Tyler in Trenton, N.J. (woot woot), asks if it's "out of the question" that Philadelphia Eagles backup running back Dion Lewis could be the second-best running back in the NFC East this year. Tyler speculates that Lewis' role could be expanded to the point where he's used the way Darren Sproles is used in New Orleans.

DG: I guess nothing's ever "out of the question," Tyler, but I'd be surprised. Lewis looks like a fine prospect, but he's not a finished product. Starting running backs Ahmad Bradshaw and DeMarco Murray in New York and Dallas are very good players -- better backs, at this point, than Lewis. And Evan Royster, Roy Helu and Tim Hightower in Washington all have shown more in their careers than Lewis has. I can understand the high hopes for someone with Lewis' raw ability, but I'd caution against excessive expectations in his second year playing behind the excellent LeSean McCoy.

Michael from Minot, N.D., wants to know why Dallas Cowboys coach Jason Garrett likes Kevin Ogletree so much when he's "never shown an ability to actually play the game" and guys like Tim Benford and Cole Beasley are doing good things in camp as they try to get into that No. 3 receiver mix.

DG: Garrett's had Ogletree longer and has clearly seen something to indicate he has a chance to blossom.

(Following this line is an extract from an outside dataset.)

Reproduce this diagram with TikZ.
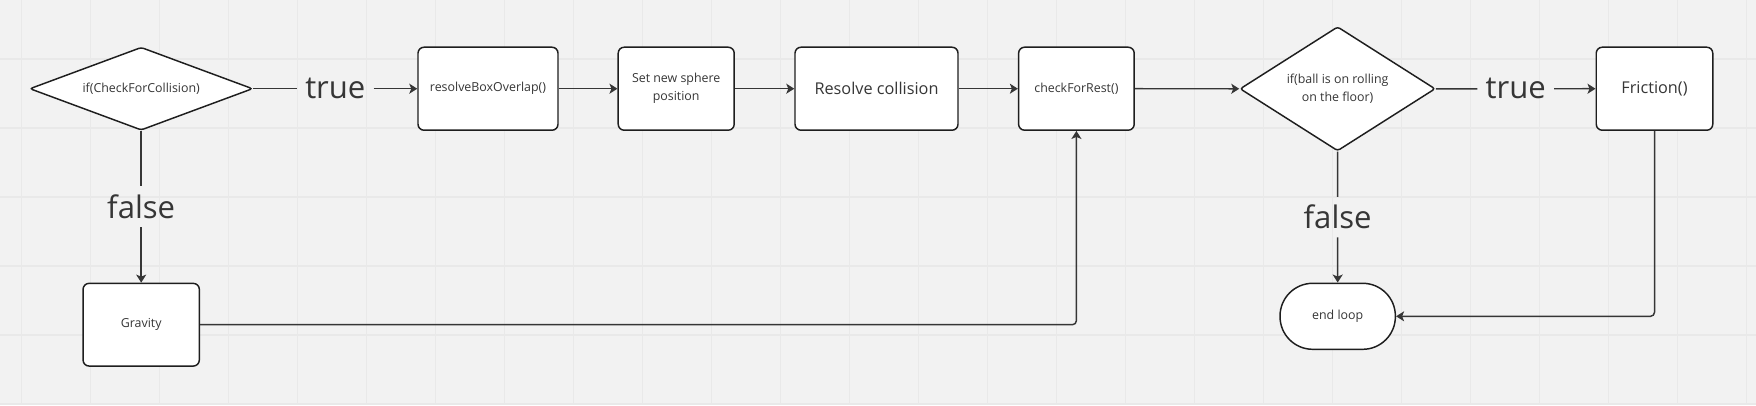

Perhaps he just knows him better than he knows those other guys and has convinced himself he can make him a success story. Perhaps he believes the best way to maximize Ogletree's chances to blossom is to continue to offer him praise and encouragement in public. Perhaps they're trying to pump him up so they can trade him somewhere. I do not know how the Cowboys' No. 3 receiver situation will shake out, but you are correct that Ogletree is the first name Garrett offers when he discusses candidates.

Oh, and Nick from Wilmington, you are correct. The Garrett Reid news did dominate this week's Eagles coverage on the blog, and I think for good reason. But have no fear, I still have plenty in my notebook from my trip to Lehigh, and I won't forget to use it. Thanks for asking so nicely.